When the band nailed the end of the song we'd been practicing for months, I knew we were ready for our next big gig: the Community Variety Show at 3 p.m. Sunday (April 18) at the Harbor Performing Arts Center.

Good thing, too. Wednesday's rehearsal was the last for the band and the nearly two dozen local musicians preparing for the concert.

It's the second big fundraiser for fledgling Stagelights Musical Arts Community, a nonprofit providing music education and outreach to people of all ages, regardless of their ability to pay.

For the last two months, talented musicians of all ages have been practicing songs ranging from classic rock to folk to country. It's an all volunteer effort lead by one man: Gordon Later.

Gordon is a friend, an entrepreneur (owner of Earl E. Books) and a drummer. He has led weekly jam sessions at the Backstage Cafe and plays in several different bands. His love and appreciation of music knows no bounds.

When the Stagelights board of directors (of which I'm a member) chose a community variety show for our next fundraiser, Gordon stepped up immediately to organize and orchestrate the event. It was a perfect match: Gordon knows many musicians and his bookstore is a a meeting place for musicians new and old looking to network.

Before too long, Gordon's list of musicians wanting to perform at the variety show began to grow. So much so that he had more than enough music to fill a two and a half hour show.

Trying to coordinate 23 musicians, 11 band configurations and two and half-hours of music is no easy feat. Most of the musicians have day jobs, family commitments and other responsibilities. The younger musicians have school, homework and curfews. Yet they all found time to practice for the upcoming show. That's dedication.

Of course there wouldn't be a show with a place to stage it. Enter Dori Blodgett, who operates the Harbor Performing Arts Center. She offered her venue without hesitation.

It's that kind of support that makes Stagelights' efforts all worth it.

And it doesn't stop there. For the last month, Stagelights board members have gone into the community seeking sponsors and donations. Earlier this week, the group had what I refer to as the "$1,000 day." On Tuesday, the group learned it had received a $450 grant from Wild Rivers Community Foundation for its summer music academy. Then came a $250 donation from Brookings resident, artist and entrepreneur Brian Scott. And finally, Tom Jones at Brookings Signs and Graphics offered to make a Stagelights banners (a $300 value) for free.

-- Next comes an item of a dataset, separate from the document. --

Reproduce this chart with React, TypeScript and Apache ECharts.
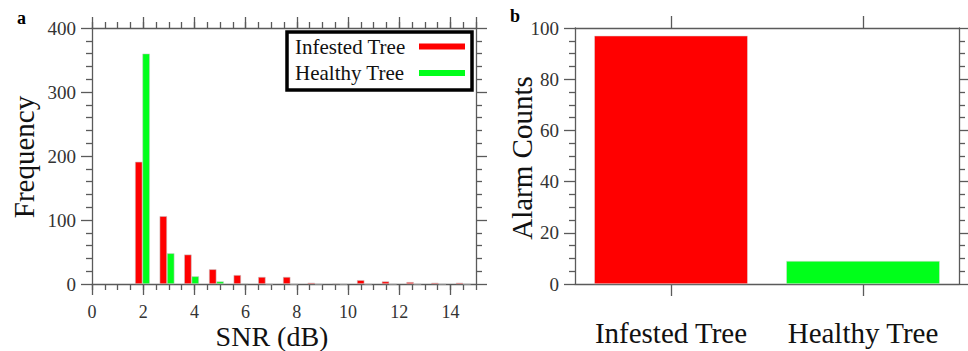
import React, { useEffect, useRef } from "react";
import * as echarts from "echarts";

const binCenters = [1.97, 2.93, 3.89, 4.86, 5.82, 6.78, 7.75, 8.71, 9.68, 10.64, 11.61, 12.57, 13.54, 14.5];
const infestedFreq = [191, 106, 46, 23, 14, 11, 11, 2, 1, 6, 4, 3, 2, 2];
const healthyFreq = [360, 48, 12, 4, 1, 0, 0, 0, 0, 0, 0, 0, 0, 0];
const treeCategories = ["Infested Tree", "Healthy Tree"];
const alarmCounts = [97, 9];
const legendLabels = ["Infested Tree", "Healthy Tree"];

const RED = "#ff0000";
const GREEN = "#00ff1a";
const AXIS = "#5a5a5a";
const FONT = "'Liberation Serif', 'Times New Roman', serif";

export default function App() {
  const ref = useRef<HTMLDivElement>(null);
  useEffect(() => {
    document.body.style.margin = "0";
    const chart = echarts.init(ref.current!, null, { renderer: "svg" });
    const axisLine = { show: true, onZero: false, lineStyle: { color: AXIS, width: 1.3 } };
    const tickStyle = { color: AXIS, width: 1.3 };
    const tickLabel = { color: "#333", fontSize: 19, lineHeight: 16, fontFamily: FONT };
    const noLabel = { show: false };

    const option: any = {
      animation: false,
      backgroundColor: "#fff",
      grid: [
        { left: 92, top: 28, width: 384, height: 256 },
        { left: 575, top: 28, width: 384, height: 256 },
      ],
      xAxis: [
        {
          gridIndex: 0, type: "value", position: "bottom", min: 0, max: 15, interval: 2,
          axisLine, splitLine: { show: false },
          axisTick: { show: true, length: 11, lineStyle: tickStyle },
          axisLabel: { ...tickLabel, fontSize: 18, margin: 20, showMaxLabel: false,
            formatter: (v: number) => (v % 2 === 0 ? String(v) : "") },
        },
        {
          gridIndex: 0, type: "value", position: "bottom", min: 0, max: 15, interval: 0.5,
          axisLine: { show: false, onZero: false }, splitLine: { show: false },
          axisTick: { show: true, length: 6, lineStyle: tickStyle },
          axisLabel: noLabel,
        },
        {
          gridIndex: 0, type: "value", position: "top", min: 0, max: 15, interval: 2,
          axisLine, splitLine: { show: false },
          axisTick: { show: true, length: 11, lineStyle: tickStyle },
          axisLabel: noLabel,
        },
        {
          gridIndex: 0, type: "value", position: "top", min: 0, max: 15, interval: 0.5,
          axisLine: { show: false, onZero: false }, splitLine: { show: false },
          axisTick: { show: true, length: 6, lineStyle: tickStyle },
          axisLabel: noLabel,
        },
        {
          gridIndex: 1, type: "category", position: "bottom", data: treeCategories,
          axisLine, splitLine: { show: false },
          axisTick: { show: true, alignWithLabel: true, length: 12, lineStyle: tickStyle },
          axisLabel: { color: "#111", fontSize: 29, fontFamily: FONT, margin: 36, interval: 0, lineHeight: 26 },
        },
        {
          gridIndex: 1, type: "category", position: "top", data: treeCategories,
          axisLine, splitLine: { show: false },
          axisTick: { show: true, alignWithLabel: true, length: 12, lineStyle: tickStyle },
          axisLabel: noLabel,
        },
      ],
      yAxis: [
        {
          gridIndex: 0, type: "value", position: "left", min: 0, max: 400, interval: 100,
          axisLine, splitLine: { show: false },
          axisTick: { show: true, length: 11, lineStyle: tickStyle },
          minorTick: { show: true, splitNumber: 5, length: 6, lineStyle: tickStyle },
          minorSplitLine: { show: false },
          axisLabel: { ...tickLabel, margin: 16 },
        },
        {
          gridIndex: 0, type: "value", position: "right", min: 0, max: 400, interval: 100,
          axisLine, splitLine: { show: false },
          axisTick: { show: true, length: 11, lineStyle: tickStyle },
          minorTick: { show: true, splitNumber: 5, length: 6, lineStyle: tickStyle },
          axisLabel: noLabel,
        },
        {
          gridIndex: 1, type: "value", position: "left", min: 0, max: 100, interval: 20,
          axisLine, splitLine: { show: false },
          axisTick: { show: true, length: 11, lineStyle: tickStyle },
          minorTick: { show: true, splitNumber: 4, length: 6, lineStyle: tickStyle },
          axisLabel: { ...tickLabel, margin: 16 },
        },
        {
          gridIndex: 1, type: "value", position: "right", min: 0, max: 100, interval: 20,
          axisLine, splitLine: { show: false },
          axisTick: { show: true, length: 11, lineStyle: tickStyle },
          minorTick: { show: true, splitNumber: 4, length: 6, lineStyle: tickStyle },
          axisLabel: noLabel,
        },
      ],
      series: [
        {
          name: legendLabels[0], type: "bar", xAxisIndex: 0, yAxisIndex: 0,
          data: binCenters.map((c, i) => [c, infestedFreq[i]]),
          barWidth: 7.4, barGap: "0%",
          itemStyle: { color: RED, borderColor: "rgba(200,200,200,0.9)", borderWidth: 0.6 },
        },
        {
          name: legendLabels[1], type: "bar", xAxisIndex: 0, yAxisIndex: 0,
          data: binCenters.map((c, i) => [c, healthyFreq[i]]),
          barWidth: 7.4, barGap: "0%",
          itemStyle: { color: GREEN, borderColor: "rgba(200,200,200,0.9)", borderWidth: 0.6 },
        },
        {
          type: "bar", xAxisIndex: 4, yAxisIndex: 2, barWidth: "80%",
          data: alarmCounts.map((v, i) => ({ value: v, itemStyle: { color: i === 0 ? RED : GREEN } })),
          itemStyle: { borderColor: "rgba(220,220,220,0.9)", borderWidth: 0.6 },
        },
      ],
      graphic: [
        { type: "text", left: 17, top: 9, style: { text: "a", font: `bold 18px ${FONT}`, fill: "#000" } },
        { type: "text", left: 510, top: 7, style: { text: "b", font: `bold 18px ${FONT}`, fill: "#000" } },
        {
          type: "text", x: 24, y: 157, rotation: Math.PI / 2,
          style: { text: "Frequency", font: `29px ${FONT}`, fill: "#111", align: "center", verticalAlign: "middle", lineHeight: 26 },
        },
        {
          type: "text", x: 522, y: 158, rotation: Math.PI / 2,
          style: { text: "Alarm Counts", font: `29px ${FONT}`, fill: "#111", align: "center", verticalAlign: "middle", lineHeight: 26 },
        },
        {
          type: "text", x: 272, y: 336,
          style: { text: "SNR (dB)", font: `28px ${FONT}`, fill: "#111", align: "center", verticalAlign: "middle", lineHeight: 24 },
        },
        {
          type: "rect", shape: { x: 287, y: 32, width: 185, height: 58 },
          style: { fill: "#fff", stroke: "#000", lineWidth: 3.5 }, z: 100,
        },
        {
          type: "text", x: 295, y: 47, z: 101,
          style: { text: legendLabels[0], font: `21px ${FONT}`, fill: "#111", verticalAlign: "middle" },
        },
        {
          type: "text", x: 295, y: 73, z: 101,
          style: { text: legendLabels[1], font: `21px ${FONT}`, fill: "#111", verticalAlign: "middle" },
        },
        { type: "rect", shape: { x: 419, y: 43.5, width: 46, height: 6 }, style: { fill: RED }, z: 101 },
        { type: "rect", shape: { x: 419, y: 70, width: 46, height: 6 }, style: { fill: GREEN }, z: 101 },
      ],
    };
    chart.setOption(option);
    return () => chart.dispose();
  }, []);
  return <div ref={ref} style={{ width: 968, height: 351 }} />;
}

At the same time, Kerr Ace Hardware and radio stations KURY, KCRE and KPOD offered free publicity via a reader board and air time.

Those generous offers, along with the efforts of musicians and individuals supporting Stagelights, is a wonderful validation of what the group is trying to accomplish for the community.

This Stagelights thing is turning out to be a great gig.

Hit the spotlights. Raise the curtain and let's play!